In His wisdom and goodness and sovereignty, the Lord has chosen to bless us with an incredibly special miracle baby that will be arriving in October. Today has been a special day, my first Mother’s Day, as I am just shy of being 16 weeks pregnant. We have been treasuring this amazing little gift quietly in our hearts over the past several months, and we will never hesitate to say that we give Him ALL the glory for this blessing. Our baby has already made it through a few scary circumstances throughout it’s little life from maternal complications that we didn’t expect (and remained unharmed and healthy!), making it even more apparent that the Lord is holding him/her safely in His hand. Every day I just can’t stop my heart from praising and thanking God for this little one, and every time we see him/her move and hear the heartbeat, we are reminded of His greatness and majesty that is apparent in every tiny detail of our lives.
In regards to our adoption – we are still adopting! We feel that our journey brought us down this road for a purpose, and we both know in our hearts that we have a son that is in Uganda (whether he’s been born yet or not). We have fallen in love with him and the beautiful truth of adoption, and we can’t ignore it. Stopping our adoption journey now would not only feel disobedient, but also like we were leaving and abandoning a part of our hearts, a part of our family oceans away; we just wouldn’t be complete.

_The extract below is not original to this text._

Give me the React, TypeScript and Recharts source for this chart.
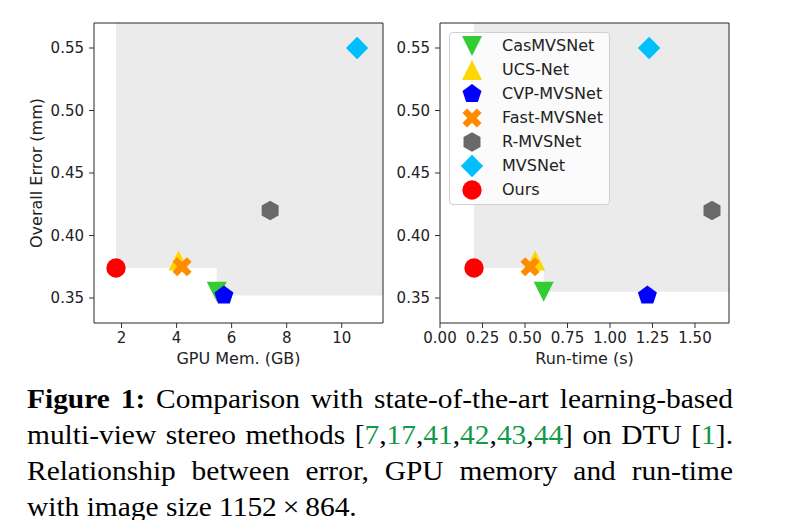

With all that being said, having a baby does change the timeline of our adoption. It is our agency’s policy that if a couple becomes pregnant while in the process of adoption, their adoption is temporarily put on hold until their baby is 6-mo. old. At that time (for us April 2014), we will be put back on the list at the same number we were when our adoption was put on hold. If there are families below us at that time that have not been waiting as long as we have, we will be placed ahead of them on the list. It is largely believed that there should be at least 6-mo. between each new arrival of a child into a home to allow for optimum bonding between the child and family. While we do understand the reasoning behind the policies, we would be lying if we said this hasn’t discouraged us just a little bit. We didn’t realize this was in the huge stack of paperwork we received when we started our adoption. We’ve already been waiting for 17 mo. to see our son’s face, and adding another year + to that time was something we didn’t expect.

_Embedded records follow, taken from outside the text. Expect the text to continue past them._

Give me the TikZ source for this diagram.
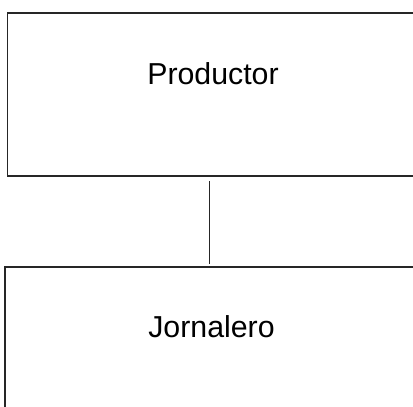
\documentclass[tikz,border=0pt]{standalone}
\usepackage{fontspec}
\setmainfont{Liberation Sans}
\usepackage{tikz}

\begin{document}
\begin{tikzpicture}[x=1pt, y=-1pt]
      \tikzset{caja/.style={draw, line width=1.6pt, color=black!85}};
      \tikzset{rotulo/.style={anchor=base, inner sep=0pt, font=\fontsize{30.3}{35}\selectfont}};
      \useasboundingbox (0,0) rectangle (413,407);
      \clip (0,0) rectangle (413,407);
      \draw[caja] (7.5,13) rectangle (425,176);
      \draw[caja] (5,267) rectangle (425,425);
      \node[rotulo] (productor) at (213,84.3) {Productor};
      \node[rotulo] (jornalero) at (211.5,337) {Jornalero};
      \coordinate (arriba) at (209.3,181);
      \coordinate (abajo) at (209.3,264);
      \draw[line width=1.6pt, color=black!85] (arriba) -- (abajo);
    \end{tikzpicture}
\end{document}
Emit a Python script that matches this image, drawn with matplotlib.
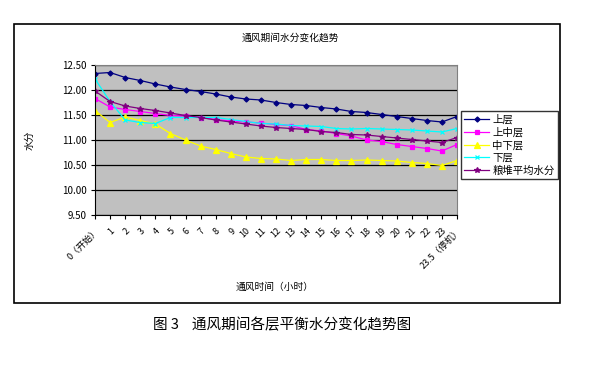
import matplotlib
matplotlib.use('Agg')
import matplotlib.pyplot as plt
from matplotlib.patches import Rectangle

plt.rcParams['font.family'] = ['Noto Sans CJK SC', 'DejaVu Sans']

# 通风时间（小时）
hours = ['0（开始）'] + [str(i) for i in range(1, 24)] + ['23.5（停机）']

upper = [12.33, 12.35, 12.25, 12.19, 12.12, 12.06, 12.01, 11.97, 11.92, 11.86,
         11.82, 11.80, 11.75, 11.71, 11.69, 11.65, 11.62, 11.57, 11.55, 11.51,
         11.47, 11.43, 11.39, 11.36, 11.47]
upper_mid = [11.83, 11.66, 11.61, 11.57, 11.53, 11.49, 11.48, 11.45, 11.41, 11.38,
             11.36, 11.34, 11.31, 11.29, 11.21, 11.18, 11.13, 11.08, 11.00, 10.97,
             10.91, 10.87, 10.83, 10.78, 10.91]
lower_mid = [11.59, 11.35, 11.46, 11.39, 11.32, 11.13, 11.00, 10.88, 10.81, 10.73,
             10.66, 10.63, 10.62, 10.59, 10.61, 10.61, 10.59, 10.59, 10.60, 10.59,
             10.58, 10.55, 10.53, 10.49, 10.59]
lower = [12.22, 11.77, 11.40, 11.35, 11.33, 11.45, 11.45, 11.45, 11.45, 11.41,
         11.37, 11.33, 11.32, 11.29, 11.28, 11.27, 11.23, 11.22, 11.23, 11.22,
         11.21, 11.20, 11.18, 11.16, 11.23]
average = [11.98, 11.77, 11.68, 11.63, 11.59, 11.54, 11.49, 11.45, 11.40, 11.36,
           11.32, 11.28, 11.25, 11.23, 11.21, 11.17, 11.15, 11.11, 11.10, 11.07,
           11.04, 11.01, 10.98, 10.95, 11.05]

series = [
    ('上层', upper, '#000080', 'D', 2.6),
    ('上中层', upper_mid, '#FF00FF', 's', 3.5),
    ('中下层', lower_mid, '#FFFF00', '^', 4),
    ('下层', lower, '#00FFFF', 'x', 3.5),
    ('粮堆平均水分', average, '#800080', '*', 4),
]

fig = plt.figure(figsize=(6.02, 3.67), dpi=100)

# 图表区外框
fig.patches.append(Rectangle((14 / 602, 1 - 303 / 367), 546 / 602, 279 / 367,
                             transform=fig.transFigure, fill=False,
                             edgecolor='black', linewidth=1.2))

ax = fig.add_axes([95 / 602, 1 - 215 / 367, 362 / 602, 150 / 367])
ax.set_facecolor('#C0C0C0')

x = list(range(len(hours)))
for name, vals, color, marker, ms in series:
    ax.plot(x, vals, color=color, marker=marker, markersize=ms, linewidth=0.9,
            markeredgewidth=0.9, label=name)

ax.set_xlim(0, len(hours) - 1)
ax.set_ylim(9.5, 12.5)
ax.set_yticks([9.5 + 0.5 * i for i in range(7)])
ax.set_yticklabels(['%.2f' % (9.5 + 0.5 * i) for i in range(7)], fontsize=7)
ax.yaxis.grid(True, color='black', linewidth=0.9)
ax.set_axisbelow(True)
ax.set_xticks(x)
ax.set_xticklabels(hours, rotation=45, ha='right', rotation_mode='anchor', fontsize=6.5)
ax.tick_params(axis='x', length=3, pad=5)
ax.tick_params(axis='y', length=3, pad=3)

for side in ['top', 'right']:
    ax.spines[side].set_color('#808080')
for side in ['left', 'bottom']:
    ax.spines[side].set_color('black')

fig.text(290 / 602, 1 - 38 / 367, '通风期间水分变化趋势', ha='center', va='center', fontsize=7)
fig.text(30 / 602, 1 - 140 / 367, '水分', ha='center', va='center', rotation=90, fontsize=7)
fig.text(275 / 602, 1 - 287 / 367, '通风时间（小时）', ha='center', va='center', fontsize=7)
fig.text(282 / 602, 1 - 325 / 367, '图 3    通风期间各层平衡水分变化趋势图', ha='center',
         va='center', fontsize=10.5)

leg = fig.legend(loc='upper left', bbox_to_anchor=(461 / 602, 1 - 111 / 367),
                 fontsize=7.5, frameon=True, fancybox=False, borderpad=0.3,
                 labelspacing=0.25, handlelength=2.4, handletextpad=0.3,
                 borderaxespad=0)
leg.get_frame().set_edgecolor('black')
leg.get_frame().set_linewidth(1)

fig.savefig('out.png', dpi=100, facecolor='w')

Very little of our journey to parenthood has been predictable. If you had asked me when we got married almost 6 years ago how our family would grow and when, I never would have told you this story. But God would have. He did know. Nothing about any of this surprised Him or took Him off guard. He knew when we started our adoption journey that we were going to get pregnant a little over a year later. We had no clue, but He did. He knows who our son is, and this change in the timeline didn’t phase Him and it doesn’t change that fact one bit. Yes, it means we will be waiting longer than we thought to meet our son. The wait is hard, it never gets easier, but like the Lord never stops pursuing us, we know all the waiting will be SO worth it, and we’re never going to stop pursuing our journey to our son. This is the story He has chosen to write for us, and there is no other story I’d rather be living.
So for now we are going to enjoy every second of preparing to meet the first of our miracle children. Like our son in Uganda, this baby is already loved by us (and many others!) more than I can adequately write words for. We know what an unbelievable blessing he/she is, and for the rest of his/her life, we will never forget that the Lord is good and sovereign and trustworthy. He wants good things for us, and while in the moment of struggle and pain, we often can’t see the purpose and don’t understand why things happen the way that they do, one day we will be blessed to look back and shout whole-hearted thanks to the Lord that He gave us what He did in His time and not ours.
O Lord my God, you have performed many wonders for us.
Your plans for us are too numerous to list.
You have no equal.
If I tried to recite all your wonderful deeds,
I would never come to the end of them.